══ Source excerpt

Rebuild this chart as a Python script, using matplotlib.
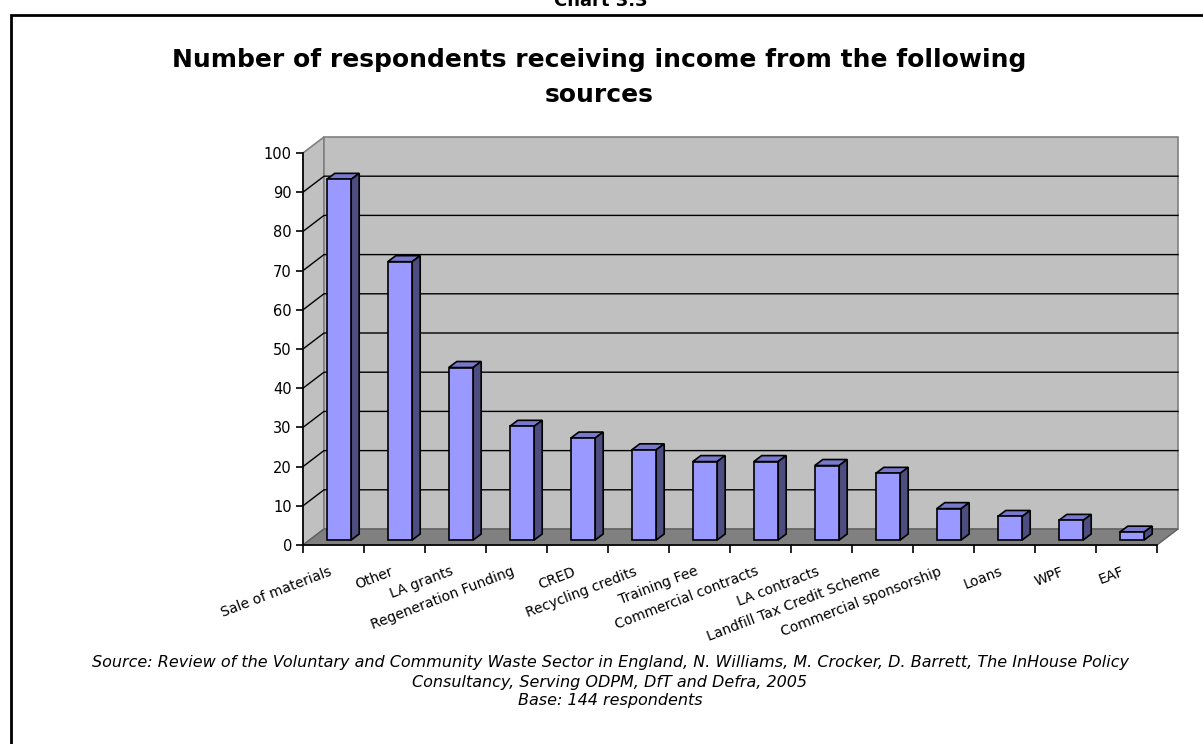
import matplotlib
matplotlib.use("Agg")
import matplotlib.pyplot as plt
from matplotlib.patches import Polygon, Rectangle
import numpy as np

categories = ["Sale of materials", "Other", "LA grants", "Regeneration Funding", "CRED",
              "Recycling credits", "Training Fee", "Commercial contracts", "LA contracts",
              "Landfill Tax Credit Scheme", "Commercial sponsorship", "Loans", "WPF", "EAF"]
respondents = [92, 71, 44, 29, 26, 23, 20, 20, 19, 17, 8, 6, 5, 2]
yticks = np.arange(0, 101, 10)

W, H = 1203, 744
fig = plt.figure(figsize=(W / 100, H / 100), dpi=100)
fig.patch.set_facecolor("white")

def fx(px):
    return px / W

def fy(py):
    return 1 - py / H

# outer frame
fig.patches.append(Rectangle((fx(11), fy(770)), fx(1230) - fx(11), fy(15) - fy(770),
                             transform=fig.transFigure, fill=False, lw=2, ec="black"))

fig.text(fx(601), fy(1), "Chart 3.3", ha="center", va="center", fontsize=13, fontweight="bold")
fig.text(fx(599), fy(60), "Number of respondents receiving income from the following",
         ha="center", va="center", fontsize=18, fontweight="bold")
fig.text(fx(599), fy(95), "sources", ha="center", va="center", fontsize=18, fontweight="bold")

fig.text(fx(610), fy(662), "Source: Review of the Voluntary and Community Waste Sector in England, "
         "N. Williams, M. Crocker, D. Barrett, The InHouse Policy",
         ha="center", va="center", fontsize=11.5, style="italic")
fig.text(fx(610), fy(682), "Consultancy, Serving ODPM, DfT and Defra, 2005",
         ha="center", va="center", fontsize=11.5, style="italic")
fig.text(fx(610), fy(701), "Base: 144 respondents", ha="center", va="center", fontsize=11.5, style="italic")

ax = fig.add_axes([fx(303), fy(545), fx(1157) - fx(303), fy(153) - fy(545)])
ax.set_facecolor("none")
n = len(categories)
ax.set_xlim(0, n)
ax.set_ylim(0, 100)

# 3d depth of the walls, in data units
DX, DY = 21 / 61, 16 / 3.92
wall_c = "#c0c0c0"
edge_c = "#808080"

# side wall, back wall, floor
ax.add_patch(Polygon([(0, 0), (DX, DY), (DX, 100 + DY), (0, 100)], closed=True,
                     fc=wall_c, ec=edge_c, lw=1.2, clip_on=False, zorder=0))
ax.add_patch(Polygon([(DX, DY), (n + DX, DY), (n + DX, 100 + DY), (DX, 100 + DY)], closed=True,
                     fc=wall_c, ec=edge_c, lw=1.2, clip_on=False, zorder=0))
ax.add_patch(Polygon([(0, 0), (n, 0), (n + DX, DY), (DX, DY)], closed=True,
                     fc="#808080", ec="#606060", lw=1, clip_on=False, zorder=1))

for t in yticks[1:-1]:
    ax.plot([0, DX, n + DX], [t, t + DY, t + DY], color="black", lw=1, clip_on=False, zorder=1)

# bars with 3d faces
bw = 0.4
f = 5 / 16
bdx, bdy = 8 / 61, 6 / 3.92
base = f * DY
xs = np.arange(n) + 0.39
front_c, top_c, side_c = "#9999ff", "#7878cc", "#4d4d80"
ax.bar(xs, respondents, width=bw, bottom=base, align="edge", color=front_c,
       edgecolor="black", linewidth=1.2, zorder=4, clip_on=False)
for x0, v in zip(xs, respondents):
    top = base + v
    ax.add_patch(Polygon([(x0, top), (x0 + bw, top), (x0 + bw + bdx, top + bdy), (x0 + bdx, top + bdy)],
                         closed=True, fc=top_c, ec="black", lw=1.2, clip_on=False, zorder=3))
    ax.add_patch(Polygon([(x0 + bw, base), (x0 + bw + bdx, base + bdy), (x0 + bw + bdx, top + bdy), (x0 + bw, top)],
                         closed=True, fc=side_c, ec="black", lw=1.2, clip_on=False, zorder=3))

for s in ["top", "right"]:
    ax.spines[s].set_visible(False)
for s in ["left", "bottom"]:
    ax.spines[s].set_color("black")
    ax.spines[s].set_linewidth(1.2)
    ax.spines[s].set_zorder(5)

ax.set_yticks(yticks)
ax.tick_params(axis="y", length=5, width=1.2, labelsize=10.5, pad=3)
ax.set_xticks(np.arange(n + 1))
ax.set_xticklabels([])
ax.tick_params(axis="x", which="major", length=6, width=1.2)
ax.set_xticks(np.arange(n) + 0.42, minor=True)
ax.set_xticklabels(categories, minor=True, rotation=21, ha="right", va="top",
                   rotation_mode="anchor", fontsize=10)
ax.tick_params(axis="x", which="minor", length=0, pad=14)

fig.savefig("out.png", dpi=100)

════

■ **Requirement**:
Give the material again exactly as it is, but keep the pictures out.

■ **Exercise solution**:
Rebuild this chart as a Python script, using matplotlib.
import matplotlib
matplotlib.use("Agg")
import matplotlib.pyplot as plt
from matplotlib.patches import Polygon, Rectangle
import numpy as np

categories = ["Sale of materials", "Other", "LA grants", "Regeneration Funding", "CRED",
              "Recycling credits", "Training Fee", "Commercial contracts", "LA contracts",
              "Landfill Tax Credit Scheme", "Commercial sponsorship", "Loans", "WPF", "EAF"]
respondents = [92, 71, 44, 29, 26, 23, 20, 20, 19, 17, 8, 6, 5, 2]
yticks = np.arange(0, 101, 10)

W, H = 1203, 744
fig = plt.figure(figsize=(W / 100, H / 100), dpi=100)
fig.patch.set_facecolor("white")

def fx(px):
    return px / W

def fy(py):
    return 1 - py / H

# outer frame
fig.patches.append(Rectangle((fx(11), fy(770)), fx(1230) - fx(11), fy(15) - fy(770),
                             transform=fig.transFigure, fill=False, lw=2, ec="black"))

fig.text(fx(601), fy(1), "Chart 3.3", ha="center", va="center", fontsize=13, fontweight="bold")
fig.text(fx(599), fy(60), "Number of respondents receiving income from the following",
         ha="center", va="center", fontsize=18, fontweight="bold")
fig.text(fx(599), fy(95), "sources", ha="center", va="center", fontsize=18, fontweight="bold")

fig.text(fx(610), fy(662), "Source: Review of the Voluntary and Community Waste Sector in England, "
         "N. Williams, M. Crocker, D. Barrett, The InHouse Policy",
         ha="center", va="center", fontsize=11.5, style="italic")
fig.text(fx(610), fy(682), "Consultancy, Serving ODPM, DfT and Defra, 2005",
         ha="center", va="center", fontsize=11.5, style="italic")
fig.text(fx(610), fy(701), "Base: 144 respondents", ha="center", va="center", fontsize=11.5, style="italic")

ax = fig.add_axes([fx(303), fy(545), fx(1157) - fx(303), fy(153) - fy(545)])
ax.set_facecolor("none")
n = len(categories)
ax.set_xlim(0, n)
ax.set_ylim(0, 100)

# 3d depth of the walls, in data units
DX, DY = 21 / 61, 16 / 3.92
wall_c = "#c0c0c0"
edge_c = "#808080"

# side wall, back wall, floor
ax.add_patch(Polygon([(0, 0), (DX, DY), (DX, 100 + DY), (0, 100)], closed=True,
                     fc=wall_c, ec=edge_c, lw=1.2, clip_on=False, zorder=0))
ax.add_patch(Polygon([(DX, DY), (n + DX, DY), (n + DX, 100 + DY), (DX, 100 + DY)], closed=True,
                     fc=wall_c, ec=edge_c, lw=1.2, clip_on=False, zorder=0))
ax.add_patch(Polygon([(0, 0), (n, 0), (n + DX, DY), (DX, DY)], closed=True,
                     fc="#808080", ec="#606060", lw=1, clip_on=False, zorder=1))

for t in yticks[1:-1]:
    ax.plot([0, DX, n + DX], [t, t + DY, t + DY], color="black", lw=1, clip_on=False, zorder=1)

# bars with 3d faces
bw = 0.4
f = 5 / 16
bdx, bdy = 8 / 61, 6 / 3.92
base = f * DY
xs = np.arange(n) + 0.39
front_c, top_c, side_c = "#9999ff", "#7878cc", "#4d4d80"
ax.bar(xs, respondents, width=bw, bottom=base, align="edge", color=front_c,
       edgecolor="black", linewidth=1.2, zorder=4, clip_on=False)
for x0, v in zip(xs, respondents):
    top = base + v
    ax.add_patch(Polygon([(x0, top), (x0 + bw, top), (x0 + bw + bdx, top + bdy), (x0 + bdx, top + bdy)],
                         closed=True, fc=top_c, ec="black", lw=1.2, clip_on=False, zorder=3))
    ax.add_patch(Polygon([(x0 + bw, base), (x0 + bw + bdx, base + bdy), (x0 + bw + bdx, top + bdy), (x0 + bw, top)],
                         closed=True, fc=side_c, ec="black", lw=1.2, clip_on=False, zorder=3))

for s in ["top", "right"]:
    ax.spines[s].set_visible(False)
for s in ["left", "bottom"]:
    ax.spines[s].set_color("black")
    ax.spines[s].set_linewidth(1.2)
    ax.spines[s].set_zorder(5)

ax.set_yticks(yticks)
ax.tick_params(axis="y", length=5, width=1.2, labelsize=10.5, pad=3)
ax.set_xticks(np.arange(n + 1))
ax.set_xticklabels([])
ax.tick_params(axis="x", which="major", length=6, width=1.2)
ax.set_xticks(np.arange(n) + 0.42, minor=True)
ax.set_xticklabels(categories, minor=True, rotation=21, ha="right", va="top",
                   rotation_mode="anchor", fontsize=10)
ax.tick_params(axis="x", which="minor", length=0, pad=14)

fig.savefig("out.png", dpi=100)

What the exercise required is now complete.